From left: Kenai City Manager Paul Ostrander, Kenai City Council member Henry Knackstedt and Kenai Vice Mayor James Baisden listen to public testimony during a city council meeting on Wednesday, Nov. 16, 2022, in Kenai, Alaska. (Ashlyn O’Hara/Peninsula Clarion)

From left: Kenai City Manager Paul Ostrander, Kenai City Council member Henry Knackstedt and Kenai Vice Mayor James Baisden listen to public testimony during a city council meeting on Wednesday, Nov. 16, 2022, in Kenai, Alaska. (Ashlyn O’Hara/Peninsula Clarion)

Draft plan maps out future Kenai capital projects

The two largest projects described in the draft plan are the bluff stabilization project and the airport runway rehabilitation project

Roughly $130 million worth of projects are described in a draft capital improvement plan presented to Kenai City Council members during a work session Wednesday.

Capital improvement projects are typically one-time expenditures that are expected to cost more than $35,000 and will be useful for more than one year, according to the plan draft. Projects are categorized by which of the city’s six funds would pay for them.

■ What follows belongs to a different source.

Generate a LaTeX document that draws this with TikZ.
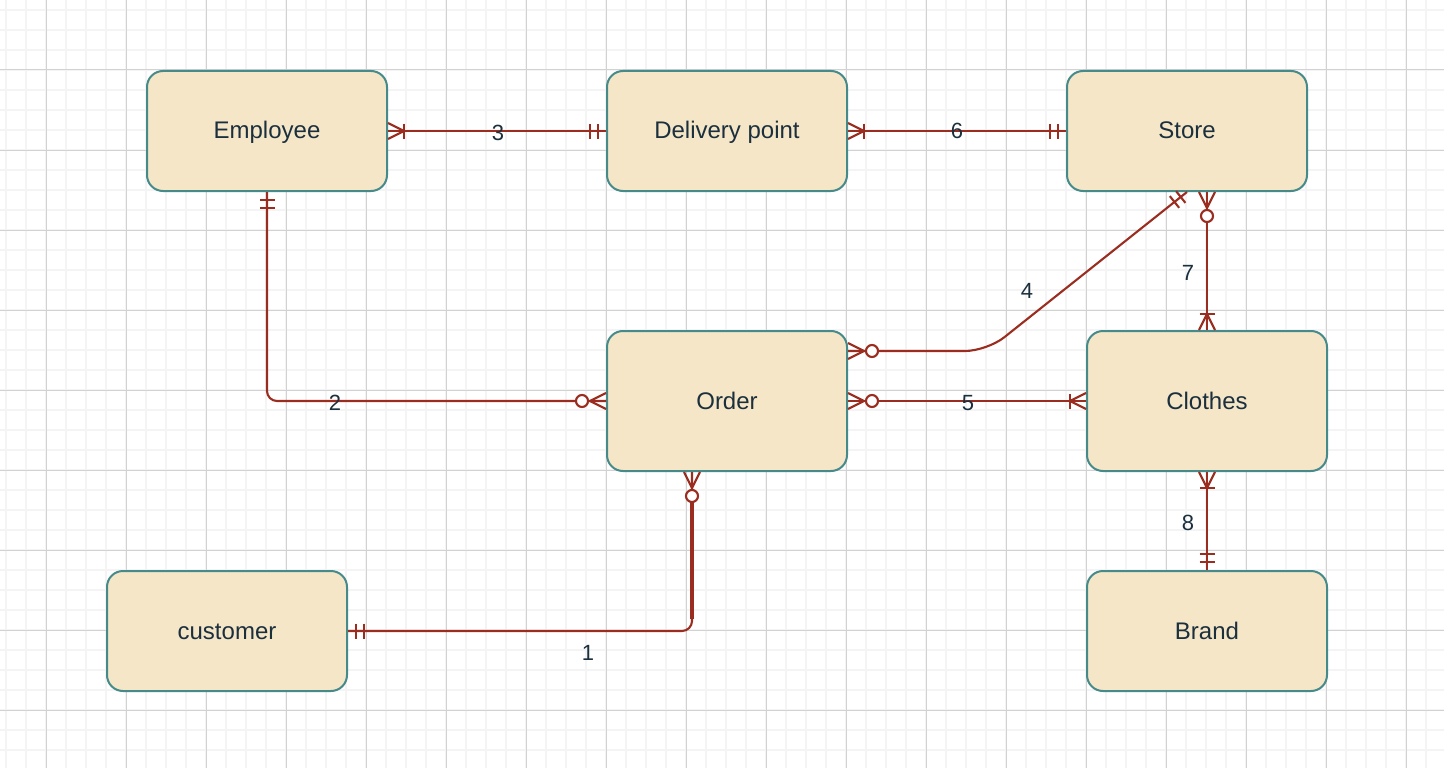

In addition to the general fund, which is the city’s catchall fund used to pay for basic operations, the city controls special revenue funds that all have their own streams of revenue and annual operating budgets, and as a result their own capital projects.

Across all funds, the City of Kenai’s top capital priorities for the upcoming fiscal year include runway rehabilitation at the Kenai Municipal Airport, the Kenai Bluff Stabilization Project, construction of a pump house at the city’s water treatment facility and maintenance work at Vintage Pointe.

Kenai City Manager Paul Ostrander said during Wednesday’s work session that the city’s goal is to have a resolution through which the capital improvement plan can be approved for council consideration in mid-January. Waiting until then, Ostrander said, will give city commissioners and council members time to provide feedback to city administration.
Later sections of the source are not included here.